__What the task asks__.
Nothing but the lines from the top of the data to the line holding "(k4) at (573,403);" should be printed, word for word and both ends included; leave the pictures out.

__Given data__.
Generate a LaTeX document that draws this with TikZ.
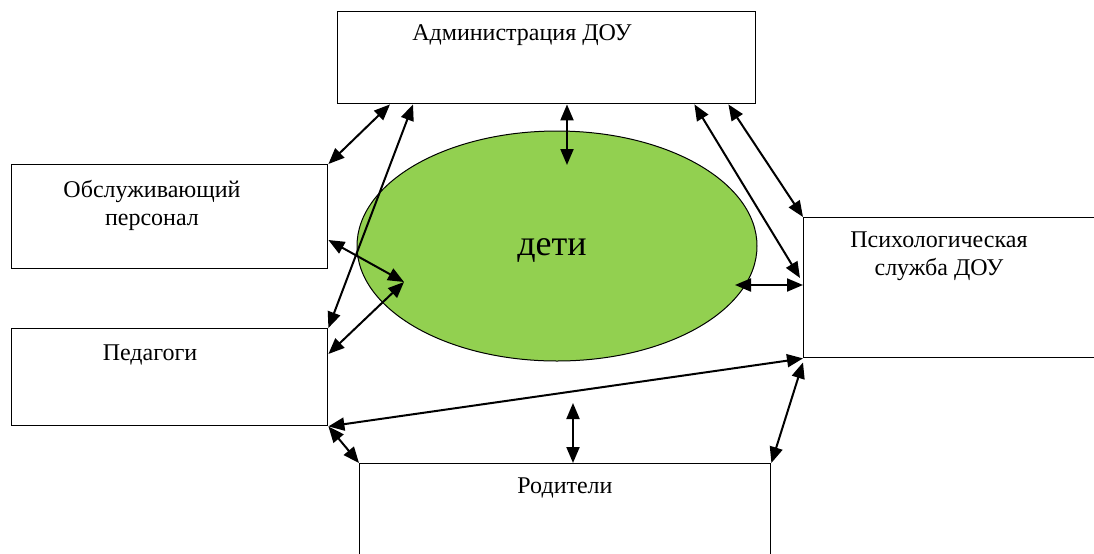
\documentclass[tikz,border=0pt]{standalone}
\usepackage{fontspec}
\setmainfont{Liberation Serif}
\usetikzlibrary{calc, arrows.meta, shapes.geometric}
\definecolor{kidsgreen}{RGB}{146,208,80}

\begin{document}
\begin{tikzpicture}[x=0.5pt, y=-0.5pt,
   >={Triangle[length=8pt,width=6.5pt]},
   box/.style = {draw, line width=0.7pt, anchor=north west, inner sep=0pt},
   lbl/.style = {font=\fontsize{12}{14}\selectfont, align=center},
   link/.style = {<->, line width=1pt}]
   \useasboundingbox (0,0) rectangle (1094,553);

   \node[box, minimum width=209pt, minimum height=46pt]  (admin)   at (337,11)  {};
   \node[box, minimum width=158pt, minimum height=52pt]  (staff)   at (11,164)  {};
   \node[box, minimum width=158pt, minimum height=48.5pt] (teach)  at (11,328)  {};
   \node[box, minimum width=160pt, minimum height=70pt]  (psych)   at (803,217) {};
   \node[box, minimum width=205.5pt, minimum height=60pt] (parents) at (359,463) {};
   \node[ellipse, draw, fill=kidsgreen, line width=0.5pt,
         minimum width=200pt, minimum height=115pt] (kids) at (557,246) {};

   \node[lbl] (adminlbl)   at (522,35)  {Администрация ДОУ};
   \node[lbl] (stafflbl)   at (152,205) {Обслуживающий\\персонал};
   \node[lbl] (teachlbl)   at (150,355) {Педагоги};
   \node[lbl] (psychlbl)   at (939,256) {Психологическая\\служба ДОУ};
   \node[lbl] (parentslbl) at (565,488) {Родители};
   \node[font=\fontsize{18}{22}\selectfont] (kidslbl) at (552,250) {дети};

   % points inside the ellipse
   \coordinate (k1) at (567,165);
   \coordinate (k2) at (735,285);
   \coordinate (k3) at (404,282);
   \coordinate (k4) at (573,403);

   \draw[link] (staff.north east) -- ($(admin.south west)+(53,0)$);
   \draw[link] (teach.north east) -- ($(admin.south west)+(76,0)$);
   \draw[link] ($(admin.south west)+(230,0)$) -- (k1);
   \draw[link] ($(admin.south east)+(-62,0)$) -- ($(psych.north west)+(-3,61)$);
   \draw[link] ($(admin.south east)+(-28,0)$) -- (psych.north west);
   \draw[link] (k2) -- ($(psych.north west)+(0,68)$);
   \draw[link] ($(staff.north east)+(0,76)$) -- (k3);
   \draw[link] ($(teach.north east)+(0,26)$) -- (k3);
   \draw[link] (teach.south east) -- (psych.south west);
   \draw[link] (teach.south east) -- (parents.north west);
   \draw[link] (parents.north east) -- ($(psych.south west)+(0,4)$);
   \draw[link] (k4) -- ($(parents.north west)+(214,0)$);
\end{tikzpicture}
\end{document}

__Completed task__.
Generate a LaTeX document that draws this with TikZ.
\documentclass[tikz,border=0pt]{standalone}
\usepackage{fontspec}
\setmainfont{Liberation Serif}
\usetikzlibrary{calc, arrows.meta, shapes.geometric}
\definecolor{kidsgreen}{RGB}{146,208,80}

\begin{document}
\begin{tikzpicture}[x=0.5pt, y=-0.5pt,
   >={Triangle[length=8pt,width=6.5pt]},
   box/.style = {draw, line width=0.7pt, anchor=north west, inner sep=0pt},
   lbl/.style = {font=\fontsize{12}{14}\selectfont, align=center},
   link/.style = {<->, line width=1pt}]
   \useasboundingbox (0,0) rectangle (1094,553);

   \node[box, minimum width=209pt, minimum height=46pt]  (admin)   at (337,11)  {};
   \node[box, minimum width=158pt, minimum height=52pt]  (staff)   at (11,164)  {};
   \node[box, minimum width=158pt, minimum height=48.5pt] (teach)  at (11,328)  {};
   \node[box, minimum width=160pt, minimum height=70pt]  (psych)   at (803,217) {};
   \node[box, minimum width=205.5pt, minimum height=60pt] (parents) at (359,463) {};
   \node[ellipse, draw, fill=kidsgreen, line width=0.5pt,
         minimum width=200pt, minimum height=115pt] (kids) at (557,246) {};

   \node[lbl] (adminlbl)   at (522,35)  {Администрация ДОУ};
   \node[lbl] (stafflbl)   at (152,205) {Обслуживающий\\персонал};
   \node[lbl] (teachlbl)   at (150,355) {Педагоги};
   \node[lbl] (psychlbl)   at (939,256) {Психологическая\\служба ДОУ};
   \node[lbl] (parentslbl) at (565,488) {Родители};
   \node[font=\fontsize{18}{22}\selectfont] (kidslbl) at (552,250) {дети};

   % points inside the ellipse
   \coordinate (k1) at (567,165);
   \coordinate (k2) at (735,285);
   \coordinate (k3) at (404,282);
   \coordinate (k4) at (573,403);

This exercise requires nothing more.